Llegó solo, fugitivo, sin más herencia que un linaje perseguido y una memoria de grandeza.
Abderramán ibn Mu‘awiya cruzó el desierto huyendo de las matanzas abasíes, dejando atrás a su familia, su patria y su pasado.
Cuando alcanzó la península ibérica, encontró un territorio fragmentado, un pueblo diverso y un poder vacilante.
Y desde aquel exilio, levantó un Estado.
Este episodio narra la epopeya del último omeya, el forastero que fundó el Emirato de Córdoba.
Desde su llegada a Al-Ándalus hasta su proclamación como emir en el año 756, Abderramán I supo convertir la adversidad en autoridad.
Con inteligencia política, firmeza militar y una visión clara del poder, unificó las provincias rebeldes, reorganizó el ejército, y transformó Córdoba en capital de un nuevo orden.
Bajo su mandato y el de sus sucesores, Al-Ándalus se consolidó como una tierra próspera, puente entre Oriente y Occidente.
En sus ciudades florecieron la agricultura, la artesanía, el comercio y las artes.

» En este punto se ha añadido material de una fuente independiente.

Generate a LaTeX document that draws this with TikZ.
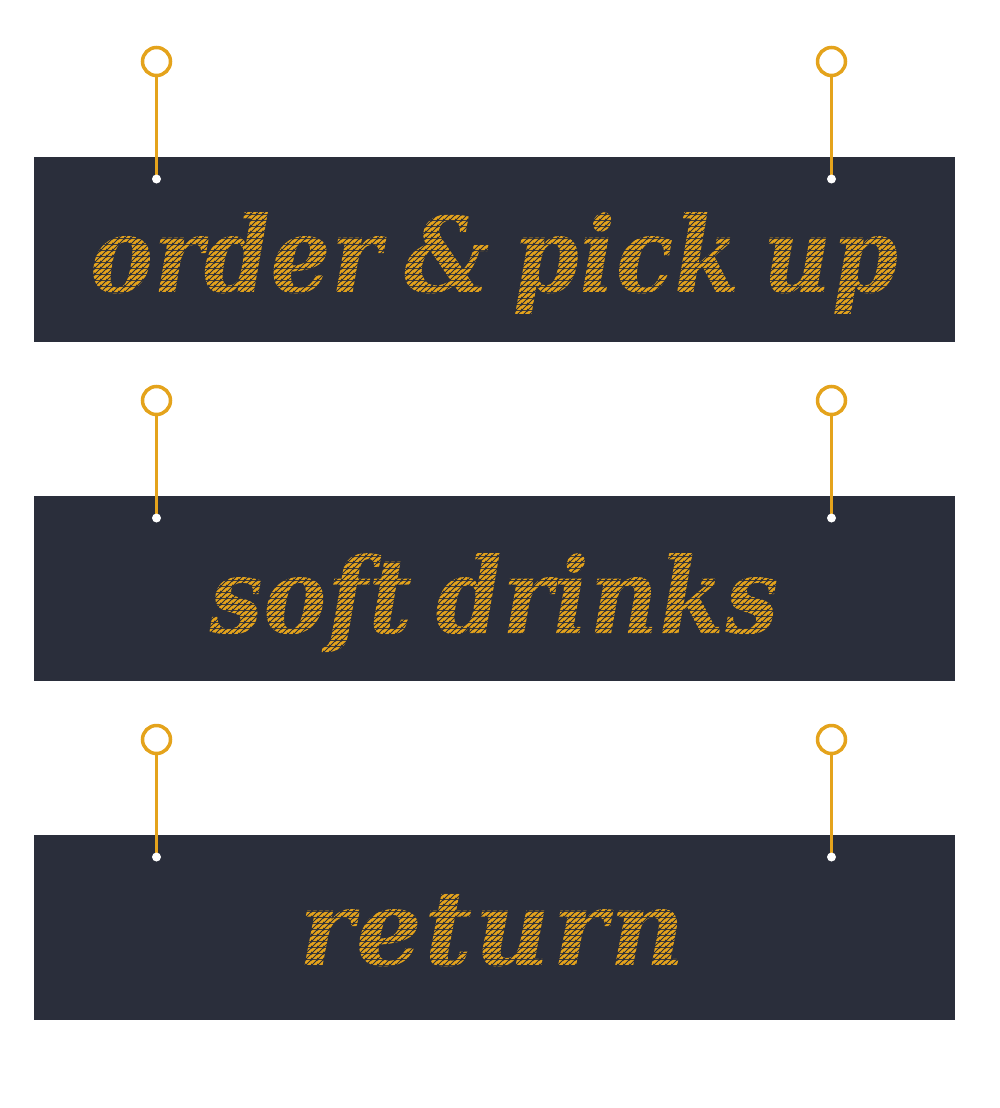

Pero también hubo rebeliones, intrigas y tensiones internas: la herencia visigoda convivía con la nueva sociedad musulmana, y el equilibrio entre árabes, bereberes y muladíes no siempre fue sencillo.
Abderramán I no fue un califa, pero actuó como uno.
Su mayor victoria fue la creación de un Estado estable, independiente de Damasco y orgulloso de su identidad propia.
De aquel desterrado nació una dinastía, y con ella, la semilla del esplendor futuro del Califato de Córdoba.